Таким образом, искусство, каким бы свободным или анархичным ни был способ его выражения, всегда является призывом к еще большей сдержанности и, в искусственных рамках собственного медиума, примером преимуществ такой сдержанности. Теории о вдохновении художника – сплошь проекции обратно на художника того воздействия, которое его произведение оказывает на нас. Вдохновение – это лишь указание на наш собственный потенциал. Вдохновение – это зеркальное отображение истории: с его помощью мы можем видеть наше прошлое, поворачиваясь к нему спиной. Именно это и происходит в тот момент, когда начинает звучать музыкальное произведение. В то самое мгновение, когда наше внимание сосредоточивается на секвенциях и разрешениях, заключающих в себе желаемое, мы вдруг осознаем предшествовавшую им тишину.

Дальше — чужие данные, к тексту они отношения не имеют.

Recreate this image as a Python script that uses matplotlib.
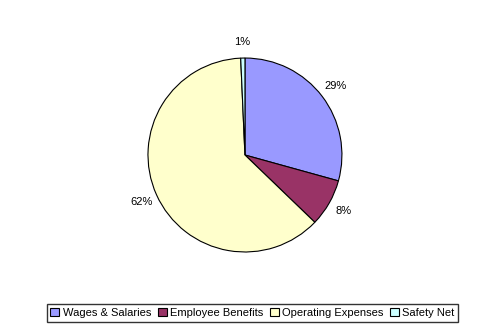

Момент кубизма и был таким началом, отмерившим еще не сбывшиеся желания.
Сотворив своих «Авиньонских девиц» (1907), Пикассо оказался втянут в то, чему сам же положил начало. Он стал частью группы. Это не значит, что у него сложился свой круг друзей, – таковой был у него раньше и будет впоследствии. Он стал частью группы, члены которой, хоть и не имели общей программы, все работали в одном направлении. Это был единственный период в жизни Пикассо, когда его искусство до некоторой степени походило на искусство других современных ему художников. Это был также единственный период, когда его творчество (пускай сам он это отрицал) демонстрировало последовательную линию развития: от «Пейзажа с мостом», написанного в 1909 году, до, скажем, «Скрипки» 1913 года. Это был период больших волнений, но также и период внутренней уверенности и благополучия. Полагаю, что это был единственный раз, когда Пикассо чувствовал себя совершенно комфортно. И именно из этого периода и состояния он оказался изгнан – так же, как и из Испании.